Monday, August 21, 2006

Forward Together (Part 2)

Bombs Aimed at G.I.'s in Iraq Are Increasing

… … …

Bush administration officials now admit that Iraqi government's original plan to rein in the violence in Baghdad, announced in June, has failed. The Pentagon has decided to rush more American troops into the capital, and the new military operation to restore security there is expected to begin in earnest next month.

Yet some outside experts who have recently visited the White House said Bush administration officials were beginning to plan for the possibility that Iraq's democratically elected government might not survive.

"Senior administration officials have acknowledged to me that they are considering alternatives other than democracy,"
said one military affairs expert who received an Iraq briefing at the White House last month and agreed to speak only on condition of anonymity.

"Everybody in the administration is being quite circumspect," the expert said, "but you can sense their own concern that this is drifting away from democracy."

New York Times [Emphasis added - mfi]

There's been surprisingly little discussion about the underlying assumption in this story. Neither the status quo, nor the status quo ante are even remotely like democracy. The original US assumption was that was that any resistance to occupation amongst the hitherto dominant Sunni minority would be outweighed and overmatched by a grateful (and pro-USA) Shi'ite majority. When that didn't work the US occupiers plumped for working with a de-facto alliance between the secular Kurds [the KDP and PUK ] and the conservative sectarian Shiite movement SCIRI. SCIRI the reasoning went would work with the Kurds to prevent the emergence of a nationalist and pan-Iraq resistance. This strategy worked in 2004 but was overtaken by events. Specifically it was overtaken by the transformation of passive resistance to the occupation into active support for armed resistance even in the overwhelmingly Shi'ite south. At this point the occupiers opted for divide et impera. Special Police Commandos and the Badr corps death squads operating out of the Defense and Interior ministries targeted both Sunni leaders and the Mehdi militia. The results from a news point of view have been spectacularly gruesome but have failed to.
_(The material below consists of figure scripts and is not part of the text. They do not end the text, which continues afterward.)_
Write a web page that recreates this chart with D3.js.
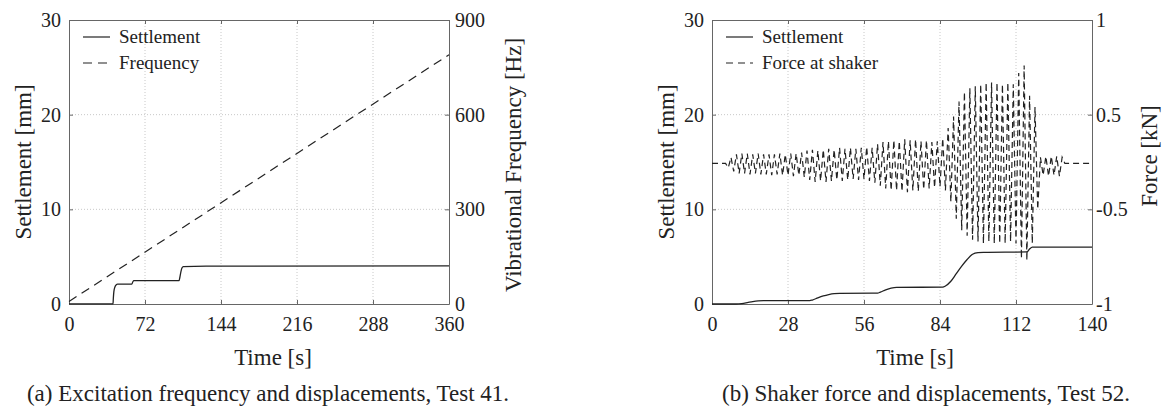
<!DOCTYPE html>
<html>
<head>
<meta charset="utf-8">
<script src="https://cdn.jsdelivr.net/npm/d3@7"></script>
<style>
  body { margin: 0; background: #fff; }
  svg text { font-family: "Liberation Serif", "Times New Roman", serif; fill: #222; }
</style>
</head>
<body>
<div id="chart"></div>
<script>
// ---- data ----
// (a) Test 41
const leftXTicks = [0, 72, 144, 216, 288, 360];
const settleTicks = [0, 10, 20, 30];
const freqTicks = [0, 300, 600, 900];
const leftTime = [0, 41.7, 42, 42.5, 43.5, 45, 46, 59.5, 60.5, 61.5, 104.2, 105, 106, 107, 108.3, 130, 360];
const leftSettlement = [0.02, 0.02, 0.6, 1.3, 1.8, 2.05, 2.1, 2.1, 2.35, 2.46, 2.46, 2.8, 3.4, 3.8, 3.95, 4.0, 4.02];
const freqTime = [0, 360];
const freqValue = [8, 790];

// (b) Test 52
const rightXTicks = [0, 28, 56, 84, 112, 140];
const forceTicks = [-1, -0.5, 0.5, 1];
const rightTime = [0, 9, 11, 13, 15, 17, 19, 36, 37, 39, 41, 43, 45, 47, 61, 62, 64, 66, 68, 85, 86, 88, 90, 92, 94, 96, 98, 100, 116, 117, 118, 140];
const rightSettlement = [0, 0, 0.05, 0.15, 0.26, 0.33, 0.35, 0.35, 0.42, 0.65, 0.85, 1.0, 1.1, 1.13, 1.15, 1.25, 1.5, 1.68, 1.76, 1.78, 1.9, 2.4, 3.2, 4.0, 4.7, 5.25, 5.42, 5.45, 5.5, 5.8, 6.0, 6.0];
// turning points of the shaker force signal [kN]
const forceTime = [0,
  5, 6, 7, 8, 9, 10, 11, 12, 13, 14, 15, 16, 17, 18, 19, 20, 21, 22, 23, 24,
  25, 26, 27, 28, 29, 30, 31, 32, 33, 34, 35, 36, 37, 38, 39, 40, 41, 42, 43, 44,
  45, 46, 47, 48, 49, 50, 51, 52, 53, 54, 55, 56, 57, 58, 59, 60, 61, 62, 63, 64,
  65, 66, 67, 68, 69, 70, 71, 72, 73, 74, 75, 76, 77, 78, 79, 80, 81, 82, 83, 84,
  85, 86, 87, 88, 89, 90, 91, 92, 93, 94, 95, 96, 97, 98, 99, 100, 101, 102, 103, 104,
  105, 106, 107, 108, 109, 110, 111, 112, 113, 114, 115, 116, 117, 118, 119, 120, 121, 122, 123, 124,
  125, 126, 127, 128, 129, 130,
  140];
const forceValue = [-0.015,
  -0.015, -0.06, 0.05, -0.1, 0.08, -0.12, 0.09, -0.12, 0.09, -0.13, 0.08, -0.12, 0.09, -0.13, 0.08, -0.13, 0.08, -0.14, 0.08, -0.13,
  0.09, -0.14, 0.08, -0.14, 0.09, -0.15, 0.09, -0.14, 0.1, -0.16, 0.12, -0.19, 0.13, -0.21, 0.12, -0.2, 0.13, -0.21, 0.14, -0.2,
  0.13, -0.19, 0.15, -0.2, 0.14, -0.19, 0.15, -0.18, 0.14, -0.19, 0.15, -0.18, 0.16, -0.2, 0.15, -0.22, 0.19, -0.25, 0.21, -0.28,
  0.22, -0.3, 0.23, -0.3, 0.22, -0.31, 0.24, -0.32, 0.23, -0.3, 0.24, -0.31, 0.22, -0.29, 0.23, -0.28, 0.21, -0.27, 0.22, -0.26,
  0.25, -0.3, 0.36, -0.42, 0.48, -0.55, 0.57, -0.61, 0.62, -0.64, 0.64, -0.66, 0.65, -0.67, 0.66, -0.68, 0.67, -0.67, 0.67, -0.68,
  0.67, -0.68, 0.66, -0.68, 0.67, -0.67, 0.66, -0.68, 0.72, -0.76, 0.76, -0.77, 0.6, -0.68, 0.54, -0.5, 0.05, -0.14, 0.06, -0.15,
  0.06, -0.14, 0.06, -0.15, 0.05, -0.015,
  -0.015];

const W = 1163, H = 407;
const plotTop = 20, plotBottom = 304;
const ink = "#222", frame = "#666", grid = "#c8c8c8";

const svg = d3.select("#chart").append("svg")
    .attr("width", W)
    .attr("height", H);

svg.append("rect").attr("width", W).attr("height", H).attr("fill", "#fff");

function drawPanel(opt) {
    const g = svg.append("g");
    const x = opt.x, y = opt.y, y2 = opt.y2;
    const [x0, x1] = x.range();

    // grid
    g.selectAll(".gx").data(opt.xTicks.slice(1, -1)).enter().append("line")
        .attr("x1", d => x(d)).attr("x2", d => x(d))
        .attr("y1", plotTop).attr("y2", plotBottom)
        .attr("stroke", grid).attr("stroke-dasharray", "1,2");
    g.selectAll(".gy").data(opt.yTicks.slice(1, -1)).enter().append("line")
        .attr("x1", x0).attr("x2", x1)
        .attr("y1", d => y(d)).attr("y2", d => y(d))
        .attr("stroke", grid).attr("stroke-dasharray", "1,2");

    // axes
    const ax = [
        g.append("g").attr("transform", `translate(0,${plotBottom})`)
            .call(d3.axisBottom(x).tickValues(opt.xTicks).tickSizeInner(-4).tickSizeOuter(0).tickPadding(13)),
        g.append("g").attr("transform", `translate(0,${plotTop})`)
            .call(d3.axisTop(x).tickValues(opt.xTicks).tickSizeInner(-4).tickSizeOuter(0).tickFormat("")),
        g.append("g").attr("transform", `translate(${x0},0)`)
            .call(d3.axisLeft(y).tickValues(opt.yTicks).tickSizeInner(-4).tickSizeOuter(0).tickPadding(8)),
        g.append("g").attr("transform", `translate(${x1},0)`)
            .call(d3.axisRight(y2).tickValues(opt.y2Ticks).tickSizeInner(-4).tickSizeOuter(0)
                .tickPadding(opt.y2Pad).tickFormat(opt.y2Format))
    ];
    ax.forEach(a => {
        a.select(".domain").attr("stroke", frame);
        a.selectAll(".tick line").attr("stroke", frame);
        a.selectAll(".tick text").attr("font-size", 20)
            .style("font-family", '"Liberation Serif", serif').attr("fill", ink);
    });

    // series
    opt.series.forEach(s => {
        g.append("path")
            .datum(d3.range(s.t.length))
            .attr("d", d3.line().curve(s.curve || d3.curveLinear)
                .x(i => x(s.t[i])).y(i => s.scale(s.v[i])))
            .attr("fill", "none")
            .attr("stroke", ink)
            .attr("stroke-width", s.width || 1.3)
            .attr("stroke-dasharray", s.dash || null);
    });

    // legend
    const lg = g.append("g").attr("transform", `translate(${x0 + 14},${plotTop + 17})`);
    opt.legend.forEach((d, i) => {
        lg.append("line").attr("x1", 0).attr("x2", 27)
            .attr("y1", i * 26).attr("y2", i * 26)
            .attr("stroke", ink).attr("stroke-width", 1.2)
            .attr("stroke-dasharray", d.dash || null);
        lg.append("text").attr("x", 36).attr("y", i * 26).attr("dy", "0.32em")
            .attr("font-size", 19).text(d.label);
    });

    // labels
    g.append("text").attr("x", opt.xLabelX).attr("y", 365)
        .attr("text-anchor", "middle").attr("font-size", 23).text("Time [s]");
    g.append("text").attr("transform", `translate(${x0 - 38},162) rotate(-90)`)
        .attr("text-anchor", "middle").attr("font-size", 23).text("Settlement [mm]");
    g.append("text").attr("transform", `translate(${opt.y2LabelX},${opt.y2LabelY}) rotate(-90)`)
        .attr("text-anchor", "middle").attr("font-size", 23).text(opt.y2Label);
    g.append("text").attr("x", opt.captionX).attr("y", 401)
        .attr("text-anchor", "middle").attr("font-size", 23).text(opt.caption);
}

// (a)
const xa = d3.scaleLinear().domain([0, 360]).range([69, 449]);
const ya = d3.scaleLinear().domain([0, 30]).range([plotBottom, plotTop]);
const fa = d3.scaleLinear().domain([0, 900]).range([plotBottom, plotTop]);
drawPanel({
    x: xa, y: ya, y2: fa,
    xTicks: leftXTicks, yTicks: settleTicks, y2Ticks: freqTicks, y2Pad: 6,
    y2Format: d => d,
    series: [
        { t: freqTime, v: freqValue, scale: fa, dash: "9,6", width: 1.2 },
        { t: leftTime, v: leftSettlement, scale: ya, curve: d3.curveMonotoneX }
    ],
    legend: [{ label: "Settlement" }, { label: "Frequency", dash: "9,6" }],
    xLabelX: 273, y2Label: "Vibrational Frequency [Hz]", y2LabelX: 521, y2LabelY: 165,
    caption: "(a) Excitation frequency and displacements, Test 41.", captionX: 268
});

// (b)
const xb = d3.scaleLinear().domain([0, 140]).range([712, 1092]);
const yb = d3.scaleLinear().domain([0, 30]).range([plotBottom, plotTop]);
// force axis: labels sit on the settlement grid lines (20 mm -> 0.5, 10 mm -> -0.5)
const fb = d3.scaleLinear().domain(forceTicks).range([yb(0), yb(10), yb(20), yb(30)]);
drawPanel({
    x: xb, y: yb, y2: fb,
    xTicks: rightXTicks, yTicks: settleTicks, y2Ticks: forceTicks, y2Pad: 4,
    y2Format: d => String(d).replace("\u2212", "-"),
    series: [
        { t: forceTime, v: forceValue, scale: fb, dash: "6,4", width: 1.2 },
        { t: rightTime, v: rightSettlement, scale: yb, curve: d3.curveMonotoneX }
    ],
    legend: [{ label: "Settlement" }, { label: "Force at shaker", dash: "7,5" }],
    xLabelX: 915, y2Label: "Force [kN]", y2LabelX: 1157, y2LabelY: 156,
    caption: "(b) Shaker force and displacements, Test 52.", captionX: 926
});
</script>
</body>
</html>
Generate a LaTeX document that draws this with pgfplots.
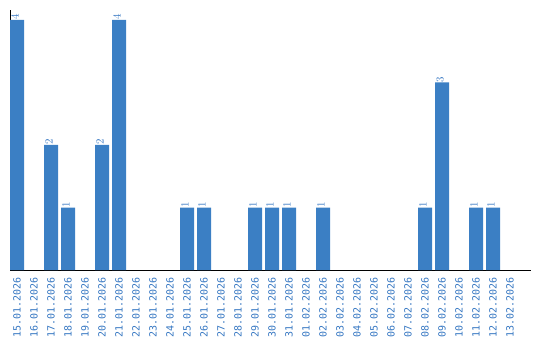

  • Disrupt the growing connections between al-Sadr's movement and Sunni militias.
  • Reduce the level of dissatisfaction with the green zone government's performance.
  • Reduce the level of attacks upon occupation forces.

Public dissent is now such that Maliki was forced to reshuffle his cabinet and criticise and apologise for the recent combined US/Iraqi attack on Sadr city. Far from dropping NYT article makes plain the level of attacks upon occupation forces has escalated and that the attacks are growing both in scale and sophistication as are the attacks upon areas controlled by SCIRI. the traditional Shi'ite establisment is becoming worried that they can no longer restrain their followers:

"We fear the coming of a day when we cannot restrain a revolution of the people, with all its unsavoury consequences." Grand Ayatollah Bashir al-Najafi reported in Azaman [AR].

So now the US is considering getting rid of 'their' man?

"Al-Maliki became prime minister only because the U.S. and Britain were determined to get rid of his predecessor, Ibrahim al-Jaafari. Al-Maliki is inexperienced, personally isolated without his own kitchen cabinet, guarded by U.S. guards and heavily reliant on shadowy U.S. advisers.

The quasi-colonial nature of the Iraqi government may not be obvious to outsiders who see that it has been democratically elected. But its independence has always been a mirage."

Such a step would be a disaster for the occupation. Its effect would be to galvanise the various resistance movements into unity and greatly assist al-Sadr's attempts to create a pan-Iraqi political coalition. The US has already committed the bulk of its reserve from Kuwait and would need to send in thousands more troops into Baghdad alone. I can't see that happening given the state of American public opinion. The interesting thing about this story is the mere fact that they should be considering such a step. It indicates the the dire straits in which the occupation finds itself.